日本に縁のある宮殿・寺院


西安の城門から、東方約1kに興慶宮公園がある。
唐代三大宮殿の一つといわれた、興慶宮跡地に造られた公園だ。敷地の大部分を興慶湖で占められている。
ここで玄宗皇帝と楊貴妃が、酒と歌舞を欲しいままにして遊んだといわれている。
楊貴妃が、牡丹を観賞するために建てられたという沈香亭の建材には、貴重な沈香木が多く用いられているそうだ。
牡丹の時期になると、玄宗と楊貴妃は沈香亭で酒を飲み、歌を唄い、牡丹を観賞したという。興に乗ってくると李白を呼び、詩を作らせたこともあったそうだ。
日本にとって興味深いことは、この公園で阿倍仲麻呂などの遣唐使は、玄宗皇帝と接見したといわれている。716年に遣唐使に選ばれた仲麻呂は、翌年19歳で入唐した。皇帝にその才を認められ、政府の要職を歴任する。73歳の生涯を、この長安で閉じたのだった。
公園内の南東には、仲麻呂の記念碑がある。その石碑には、生涯の業績や彼が望郷の念を詠った望郷詩、それに友人だった李白が彼の死を悼み詠った『こくちょうこうし』などが刻まれている。

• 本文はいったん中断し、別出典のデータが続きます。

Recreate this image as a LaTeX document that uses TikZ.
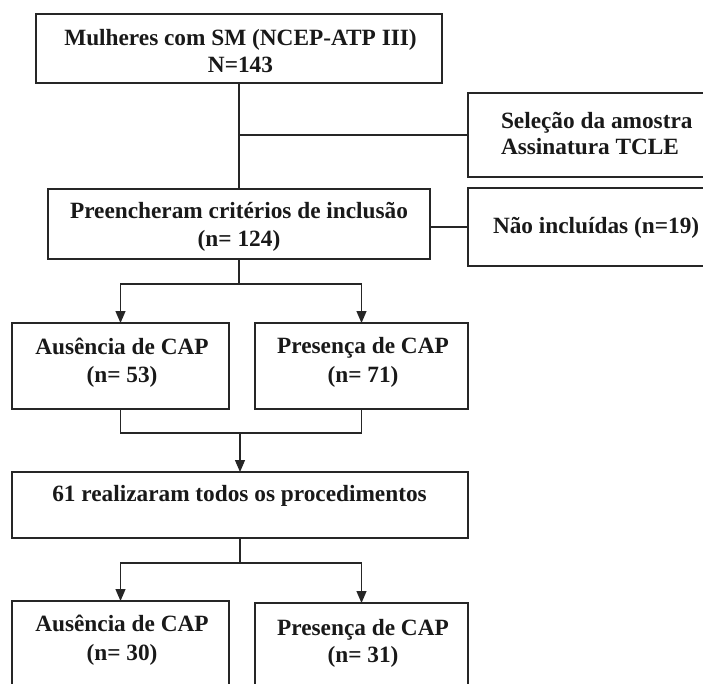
\documentclass[tikz,border=0pt]{standalone}
\usepackage{fontspec}
\setmainfont{Liberation Serif}
\usetikzlibrary{arrows.meta}
\tikzset{
  box/.style={draw=black!85, line width=1.2pt, inner sep=0pt, outer sep=0pt, fill=white},
  txt/.style={inner sep=0pt, outer sep=0pt, font=\fontsize{23.3}{28}\selectfont\bfseries, text=black!90},
  conn/.style={draw=black!85, line width=1.2pt},
  arr/.style={conn, -{Triangle[length=12pt,width=10pt]}}
}
\begin{document}
\begin{tikzpicture}[x=1pt,y=-1pt]
\useasboundingbox (0,0) rectangle (703,683);
\clip (0,0) rectangle (703,683);
\fill[white] (0,0) rectangle (703,683);
% boxes
\node[box, minimum width=406pt, minimum height=69pt] (A) at (239,48.5) {};
\node[box, minimum width=252pt, minimum height=84pt] (S) at (594,135) {};
\node[box, minimum width=382pt, minimum height=70pt] (B) at (239,224) {};
\node[box, minimum width=252pt, minimum height=78pt] (N) at (594,227) {};
\node[box, minimum width=217pt, minimum height=86pt] (C1) at (120.5,366) {};
\node[box, minimum width=213pt, minimum height=86pt] (C2) at (361.5,366) {};
\node[box, minimum width=456pt, minimum height=66pt] (D) at (240,505) {};
\node[box, minimum width=217pt, minimum height=99pt] (E1) at (120.5,650.5) {};
\node[box, minimum width=213pt, minimum height=97pt] (E2) at (361.5,651.5) {};
% texts
\node[txt, anchor=base] (tA1) at (240.5,45) {Mulheres com SM (NCEP-ATP III)};
\node[txt, anchor=base] (tA2) at (240.5,72.5) {N=143};
\node[txt, anchor=base west] (tS1) at (501,128) {Seleção da amostra};
\node[txt, anchor=base west] (tS2) at (501,154) {Assinatura TCLE};
\node[txt, anchor=base] (tB1) at (239,218) {Preencheram critérios de inclusão};
\node[txt, anchor=base] (tB2) at (239,246) {(n= 124)};
\node[txt, anchor=base west] (tN) at (493,233) {Não incluídas (n=19)};
\node[txt, anchor=base] (tC11) at (122,354) {Ausência de CAP};
\node[txt, anchor=base] (tC12) at (122,382) {(n= 53)};
\node[txt, anchor=base] (tC21) at (363,353) {Presença de CAP};
\node[txt, anchor=base] (tC22) at (363,382) {(n= 71)};
\node[txt, anchor=base] (tD) at (239.5,501.5) {61 realizaram todos os procedimentos};
\node[txt, anchor=base] (tE11) at (122,631.5) {Ausência de CAP};
\node[txt, anchor=base] (tE12) at (122,660) {(n= 30)};
\node[txt, anchor=base] (tE21) at (363,635) {Presença de CAP};
\node[txt, anchor=base] (tE22) at (363,662.5) {(n= 31)};
% connectors
\coordinate (a1) at (239,135);
\draw[conn] (A.south) -- (B.north);
\draw[conn] (a1) -- (S.west);
\draw[conn] (B.east |- N.west) -- (N.west);
\coordinate (b1) at (239,284);
\draw[conn] (B.south) -- (b1);
\draw[arr] (b1) -| (C1.north);
\draw[arr] (b1) -| (C2.north);
\coordinate (m1) at (240,433);
\draw[conn] (C1.south) |- (m1);
\draw[conn] (C2.south) |- (m1);
\draw[arr] (m1) -- (D.north);
\coordinate (d1) at (240,563);
\draw[conn] (D.south) -- (d1);
\draw[arr] (d1) -| (E1.north);
\draw[arr] (d1) -| (E2.north);
\end{tikzpicture}
\end{document}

我が国の真言宗の開祖・空海と縁のある寺院でもある青龍寺は、城門から南東に約4kの位置にある。
この寺院の前身は、隋の文帝治下の582年に建てられた霊感寺で、唐代の711年に青龍寺と改名された。
日本から入唐した多くの留学僧のひとり空海は、804年に恵果(けいか)和尚に弟子入りして密教を学んだ。
帰国後の空海は、高野山に金剛峯寺を建立して真言宗を開いた。中国文字の書道や、灌漑技術を日本に伝えている。
青龍寺は、唐末の戦乱によって廃寺となっていたが、1973年に塔の土台や殿堂が発掘された。
1982年に、日本からの基金によって空海記念碑が建てられる。2年後の1984年に、空海記念堂が建立された。堂内には、空海と師の恵果の説法像とが並んでいる。
その後、五層の空海記念碑や恵果空海記念堂などが建てられて、青龍寺は再建された。
1986年に日本から桜の木1000株が贈られて、花期が訪れると毎年、境内は桜花に包まれるそうだ。